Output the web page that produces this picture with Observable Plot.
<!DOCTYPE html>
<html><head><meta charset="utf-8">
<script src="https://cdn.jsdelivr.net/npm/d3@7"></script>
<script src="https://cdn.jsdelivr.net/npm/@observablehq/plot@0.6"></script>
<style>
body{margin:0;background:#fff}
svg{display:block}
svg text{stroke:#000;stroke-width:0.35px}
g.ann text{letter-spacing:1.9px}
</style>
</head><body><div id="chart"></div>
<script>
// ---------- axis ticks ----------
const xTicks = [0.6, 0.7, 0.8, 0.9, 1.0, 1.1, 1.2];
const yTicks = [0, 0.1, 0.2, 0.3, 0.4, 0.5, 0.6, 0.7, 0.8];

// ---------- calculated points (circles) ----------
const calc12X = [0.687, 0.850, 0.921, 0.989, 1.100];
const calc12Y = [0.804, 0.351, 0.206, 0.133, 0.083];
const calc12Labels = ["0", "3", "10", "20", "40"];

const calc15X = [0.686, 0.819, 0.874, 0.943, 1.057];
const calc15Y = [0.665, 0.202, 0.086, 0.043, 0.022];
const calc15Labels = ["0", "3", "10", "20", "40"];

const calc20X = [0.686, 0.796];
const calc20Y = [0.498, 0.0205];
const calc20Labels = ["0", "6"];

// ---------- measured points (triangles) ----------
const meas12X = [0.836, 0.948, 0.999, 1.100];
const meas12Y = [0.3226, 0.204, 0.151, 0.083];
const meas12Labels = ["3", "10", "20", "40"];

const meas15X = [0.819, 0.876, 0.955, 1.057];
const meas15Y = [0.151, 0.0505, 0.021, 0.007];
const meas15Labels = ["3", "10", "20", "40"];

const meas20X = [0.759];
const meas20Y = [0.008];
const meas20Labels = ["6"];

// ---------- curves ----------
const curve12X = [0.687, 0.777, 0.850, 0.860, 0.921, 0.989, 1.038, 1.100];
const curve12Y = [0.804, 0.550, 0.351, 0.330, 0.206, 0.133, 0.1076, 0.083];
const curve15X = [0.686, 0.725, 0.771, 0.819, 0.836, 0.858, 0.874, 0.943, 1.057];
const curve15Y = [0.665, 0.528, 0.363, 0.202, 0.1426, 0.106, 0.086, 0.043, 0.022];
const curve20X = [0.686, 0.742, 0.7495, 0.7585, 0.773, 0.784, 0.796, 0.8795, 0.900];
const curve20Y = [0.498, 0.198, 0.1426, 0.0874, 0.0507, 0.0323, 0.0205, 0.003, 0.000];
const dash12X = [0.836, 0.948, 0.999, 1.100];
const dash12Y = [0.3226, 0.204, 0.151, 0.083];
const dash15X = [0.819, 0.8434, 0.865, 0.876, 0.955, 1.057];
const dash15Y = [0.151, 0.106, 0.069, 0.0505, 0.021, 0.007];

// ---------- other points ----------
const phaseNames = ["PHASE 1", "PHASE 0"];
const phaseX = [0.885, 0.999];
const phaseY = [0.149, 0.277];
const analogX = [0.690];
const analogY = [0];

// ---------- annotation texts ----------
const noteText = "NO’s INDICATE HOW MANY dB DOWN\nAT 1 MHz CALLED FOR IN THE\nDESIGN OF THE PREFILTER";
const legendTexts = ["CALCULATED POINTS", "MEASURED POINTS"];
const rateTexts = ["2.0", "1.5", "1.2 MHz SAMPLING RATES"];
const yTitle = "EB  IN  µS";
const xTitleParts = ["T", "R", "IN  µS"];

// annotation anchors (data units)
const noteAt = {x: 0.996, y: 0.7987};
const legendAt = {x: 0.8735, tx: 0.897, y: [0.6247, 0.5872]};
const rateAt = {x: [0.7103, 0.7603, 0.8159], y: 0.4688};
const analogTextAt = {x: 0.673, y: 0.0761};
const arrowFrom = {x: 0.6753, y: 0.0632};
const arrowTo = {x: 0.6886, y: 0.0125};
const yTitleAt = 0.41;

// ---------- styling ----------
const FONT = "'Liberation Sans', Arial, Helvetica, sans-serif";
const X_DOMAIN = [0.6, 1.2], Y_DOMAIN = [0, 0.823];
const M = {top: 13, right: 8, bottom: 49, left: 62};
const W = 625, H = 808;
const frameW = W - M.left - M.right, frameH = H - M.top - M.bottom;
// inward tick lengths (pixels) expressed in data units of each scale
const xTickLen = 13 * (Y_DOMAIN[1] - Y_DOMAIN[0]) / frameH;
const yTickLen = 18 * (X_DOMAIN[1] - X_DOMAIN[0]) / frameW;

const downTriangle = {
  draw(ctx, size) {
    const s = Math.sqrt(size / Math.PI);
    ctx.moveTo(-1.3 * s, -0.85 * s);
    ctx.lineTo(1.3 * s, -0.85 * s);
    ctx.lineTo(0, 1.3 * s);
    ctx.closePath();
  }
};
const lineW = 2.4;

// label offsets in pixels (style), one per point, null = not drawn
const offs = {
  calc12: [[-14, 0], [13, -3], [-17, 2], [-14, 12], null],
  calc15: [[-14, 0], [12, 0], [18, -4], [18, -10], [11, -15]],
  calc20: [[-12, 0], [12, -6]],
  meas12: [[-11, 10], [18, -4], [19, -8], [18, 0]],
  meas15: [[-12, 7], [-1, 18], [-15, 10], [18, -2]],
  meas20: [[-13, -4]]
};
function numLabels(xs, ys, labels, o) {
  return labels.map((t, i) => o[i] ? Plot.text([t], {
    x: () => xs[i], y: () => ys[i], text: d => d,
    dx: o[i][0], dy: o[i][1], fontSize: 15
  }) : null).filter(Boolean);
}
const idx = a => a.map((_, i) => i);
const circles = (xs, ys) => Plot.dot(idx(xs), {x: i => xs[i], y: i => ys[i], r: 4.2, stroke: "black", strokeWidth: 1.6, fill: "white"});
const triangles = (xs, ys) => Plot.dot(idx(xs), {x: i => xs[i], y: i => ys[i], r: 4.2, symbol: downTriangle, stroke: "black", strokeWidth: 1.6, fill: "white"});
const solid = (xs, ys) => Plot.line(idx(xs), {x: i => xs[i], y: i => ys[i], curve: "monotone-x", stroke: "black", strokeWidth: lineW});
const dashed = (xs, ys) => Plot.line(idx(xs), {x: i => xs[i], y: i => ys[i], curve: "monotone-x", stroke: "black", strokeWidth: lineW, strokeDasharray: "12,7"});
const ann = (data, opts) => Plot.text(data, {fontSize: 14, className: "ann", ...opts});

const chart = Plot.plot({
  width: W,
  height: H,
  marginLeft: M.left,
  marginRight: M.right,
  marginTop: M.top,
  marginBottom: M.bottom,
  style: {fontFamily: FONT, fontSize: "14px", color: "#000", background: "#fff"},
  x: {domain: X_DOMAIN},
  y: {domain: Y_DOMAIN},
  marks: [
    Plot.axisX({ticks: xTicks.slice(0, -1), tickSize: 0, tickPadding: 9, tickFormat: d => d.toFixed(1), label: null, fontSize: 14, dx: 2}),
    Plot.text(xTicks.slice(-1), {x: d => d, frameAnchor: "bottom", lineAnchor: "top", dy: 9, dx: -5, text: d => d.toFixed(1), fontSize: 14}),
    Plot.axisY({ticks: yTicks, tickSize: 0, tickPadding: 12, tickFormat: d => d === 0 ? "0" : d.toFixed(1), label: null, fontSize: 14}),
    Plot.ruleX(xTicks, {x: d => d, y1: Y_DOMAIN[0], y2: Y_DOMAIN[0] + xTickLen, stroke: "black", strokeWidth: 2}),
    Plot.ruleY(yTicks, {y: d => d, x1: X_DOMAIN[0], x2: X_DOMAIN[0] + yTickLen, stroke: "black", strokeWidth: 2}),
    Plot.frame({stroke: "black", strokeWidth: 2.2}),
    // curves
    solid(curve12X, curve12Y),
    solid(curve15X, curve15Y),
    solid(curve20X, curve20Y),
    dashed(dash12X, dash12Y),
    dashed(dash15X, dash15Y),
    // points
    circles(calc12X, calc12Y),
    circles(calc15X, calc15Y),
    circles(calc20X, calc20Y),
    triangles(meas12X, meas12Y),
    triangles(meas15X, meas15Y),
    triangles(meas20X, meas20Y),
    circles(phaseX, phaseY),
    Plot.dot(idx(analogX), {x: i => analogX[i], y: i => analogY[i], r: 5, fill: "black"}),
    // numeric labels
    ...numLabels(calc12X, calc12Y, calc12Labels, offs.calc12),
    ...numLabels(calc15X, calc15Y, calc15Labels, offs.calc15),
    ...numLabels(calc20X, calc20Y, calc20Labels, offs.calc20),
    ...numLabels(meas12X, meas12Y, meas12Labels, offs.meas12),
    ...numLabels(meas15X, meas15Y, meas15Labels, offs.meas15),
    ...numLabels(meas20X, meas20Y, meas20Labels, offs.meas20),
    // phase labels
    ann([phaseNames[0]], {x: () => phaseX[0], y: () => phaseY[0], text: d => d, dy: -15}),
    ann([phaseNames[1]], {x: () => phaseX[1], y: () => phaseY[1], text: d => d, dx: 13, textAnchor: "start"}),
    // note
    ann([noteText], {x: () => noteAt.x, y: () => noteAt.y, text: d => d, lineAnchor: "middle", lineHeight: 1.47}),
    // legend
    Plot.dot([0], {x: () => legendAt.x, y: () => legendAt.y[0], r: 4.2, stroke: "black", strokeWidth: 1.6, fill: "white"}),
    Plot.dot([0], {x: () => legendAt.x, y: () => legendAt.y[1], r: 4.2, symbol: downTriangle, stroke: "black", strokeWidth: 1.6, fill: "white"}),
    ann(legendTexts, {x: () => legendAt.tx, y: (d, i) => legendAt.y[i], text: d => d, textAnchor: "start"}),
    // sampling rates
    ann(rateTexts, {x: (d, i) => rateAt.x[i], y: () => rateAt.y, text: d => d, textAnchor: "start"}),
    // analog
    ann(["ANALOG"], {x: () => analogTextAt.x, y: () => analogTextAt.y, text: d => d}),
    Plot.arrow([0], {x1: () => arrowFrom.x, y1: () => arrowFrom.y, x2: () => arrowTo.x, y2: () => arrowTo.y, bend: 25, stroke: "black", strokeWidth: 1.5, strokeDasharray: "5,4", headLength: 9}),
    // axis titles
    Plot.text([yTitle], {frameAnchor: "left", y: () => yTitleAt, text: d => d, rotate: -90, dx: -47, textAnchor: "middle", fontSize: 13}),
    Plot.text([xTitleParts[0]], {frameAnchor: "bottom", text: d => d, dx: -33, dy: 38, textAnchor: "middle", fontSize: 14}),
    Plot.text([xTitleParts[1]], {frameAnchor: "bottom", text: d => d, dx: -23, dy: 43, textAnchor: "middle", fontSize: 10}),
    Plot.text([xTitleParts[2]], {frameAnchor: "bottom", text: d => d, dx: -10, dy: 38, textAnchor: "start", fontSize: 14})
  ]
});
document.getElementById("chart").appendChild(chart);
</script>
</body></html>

********

## PROBLEM REQUIREMENTS
Write out, exactly and with nothing else, the lines of the listing above from its first line through the line with "0.6, 0.7, 0.8];".

## REPLY
Output the web page that produces this picture with Observable Plot.
<!DOCTYPE html>
<html><head><meta charset="utf-8">
<script src="https://cdn.jsdelivr.net/npm/d3@7"></script>
<script src="https://cdn.jsdelivr.net/npm/@observablehq/plot@0.6"></script>
<style>
body{margin:0;background:#fff}
svg{display:block}
svg text{stroke:#000;stroke-width:0.35px}
g.ann text{letter-spacing:1.9px}
</style>
</head><body><div id="chart"></div>
<script>
// ---------- axis ticks ----------
const xTicks = [0.6, 0.7, 0.8, 0.9, 1.0, 1.1, 1.2];
const yTicks = [0, 0.1, 0.2, 0.3, 0.4, 0.5, 0.6, 0.7, 0.8];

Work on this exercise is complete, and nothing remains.